Medal hopes for the Dominicans

The DR, with population of just over 10 million, has precious little Olympic gold in the trophy case. Since the country started taking part in 1964 in Tokyo, they've won only seven medals (three of those gold). But according to Rodriguez, this current Dominican team has something special. And you can almost see a golden gleam in his eyes.

“Everybody loves having fun. We play as a team. Nobody is selfish in this team,” Rodriguez said, of a squad with the unmistakable 'Jumbo' Diaz still on the mound and so many other experienced veterans it’s like a high-intensity graduate school. “Everybody gives me little details and advice – nobody’s perfect and you can’t close your mind to things like this. These guys, a lot of them, have a different perspective – they can see things you can’t. And they’ve been through things you haven’t.”

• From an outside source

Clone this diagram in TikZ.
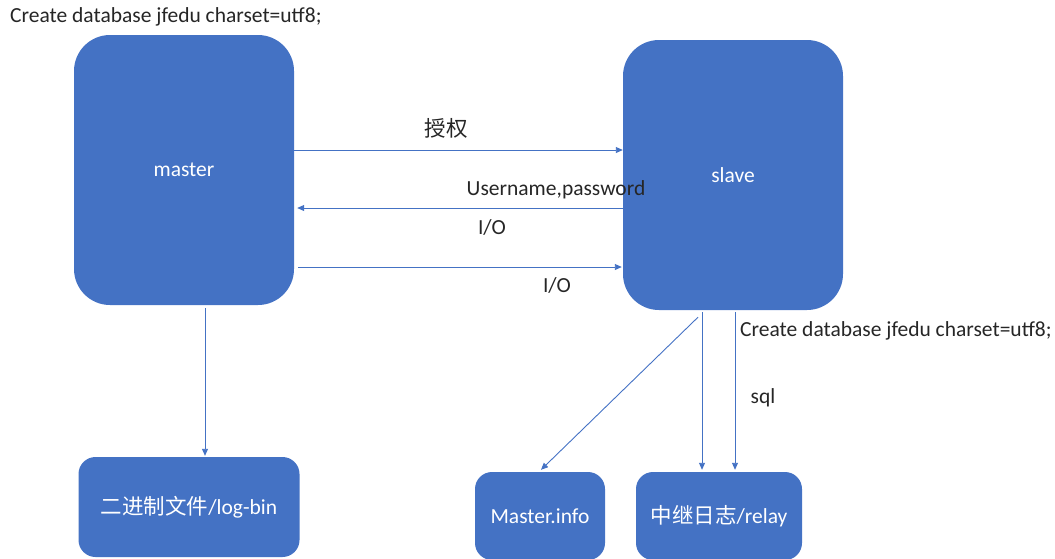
\documentclass[tikz,border=0pt]{standalone}
\usepackage{fontspec}
\setmainfont{Carlito}
\newfontfamily\cjk{Noto Sans CJK SC}
\usetikzlibrary{arrows.meta,calc}

\definecolor{boxblue}{HTML}{4472C4}
\definecolor{labelgray}{HTML}{262626}

\begin{document}
\begin{tikzpicture}[x=1pt,y=-1pt,font=\fontsize{21.5}{25}\selectfont,
    -{Triangle[length=7pt,width=6pt]}]

  \tikzstyle{hostnode}=[fill=boxblue,text=white,shape=rectangle,rounded corners=36pt,
                        minimum width=220pt,minimum height=270pt,inner sep=0pt]
  \tikzstyle{filenode}=[fill=boxblue,text=white,shape=rectangle,rounded corners=17pt,inner sep=0pt]
  \tikzstyle{flow}=[draw=boxblue,line width=0.9pt]
  \tikzstyle{lbl}=[text=labelgray,inner sep=0pt]

  \useasboundingbox (0,0) rectangle (1055,558);
  \clip (0,0) rectangle (1055,558);

  % the two servers
  \node[hostnode] (master) at (184,170) {master};
  \node[hostnode] (slave)  at (733,175) {slave};

  % files written on each side
  \node[filenode,minimum width=221pt,minimum height=100pt] (logbin)     at (189,507) {{\cjk 二进制文件}/log-bin};
  \node[filenode,minimum width=130pt,minimum height=88pt]  (masterinfo) at (540,516) {Master.info};
  \node[filenode,minimum width=166pt,minimum height=88pt]  (relay)      at (719,516) {{\cjk 中继日志}/relay};

  % links
  \path (master.east |- 0,150)            edge[flow] (slave.west |- 0,150)
        (slave.west |- 0,208)             edge[flow] ($(master.east |- 0,208)+(3,0)$)
        ($(master.east |- 0,267)+(4,0)$)  edge[flow] ($(slave.west |- 0,267)+(-1,0)$)
        ($(master.south)+(21,3)$)         edge[flow] ($(logbin.north)+(16,-1)$)
        ($(slave.south)+(-35,7)$)         edge[flow] ($(masterinfo.north)+(1,-2)$)
        ($(slave.south)+(-31,2)$)         edge[flow] ($(relay.north)+(-17,-2)$)
        ($(slave.south)+(2,2)$)           edge[flow] ($(relay.north)+(16,-2)$);

  % labels
  \node[lbl,anchor=west] (sqltop)  at (10,17)   {Create database jfedu charset=utf8;};
  \node[lbl]             (grant)   at (446,128) {\cjk 授权};
  \node[lbl]             (user)    at (556,190) {Username,password};
  \node[lbl]             (iofirst) at (492,227) {I/O};
  \node[lbl]             (iosec)   at (557,285) {I/O};
  \node[lbl,anchor=west] (sqlrep)  at (740,331) {Create database jfedu charset=utf8;};
  \node[lbl]             (sql)     at (763,398) {sql};
\end{tikzpicture}
\end{document}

You get the sense, talking with Rodriguez, that there’s something special going on in this Dominican Republic baseball squad – and, yes, back home too. “They’ve been tuned in to everything we’re doing,” said Rodriguez, the brightest shining star in the country’s Olympic firmament since Felix Sanchez won a pair of 400m hurdles golds in 2004 and 2012. “They’re literally watching every game [in the DR] and getting so excited.”

His message for them is the same as it is for Seattle Mariners fans itching to get their top prospect – and one of the top talents to come out of the DR in decades – into the first team.

“I want to work my hardest so I can give them what they want. If I don’t do that, I’ll be letting them down and myself down,” he said, careful to find the right words. “I can’t give them what they want if I don’t focus. What they want is the same as what I want.”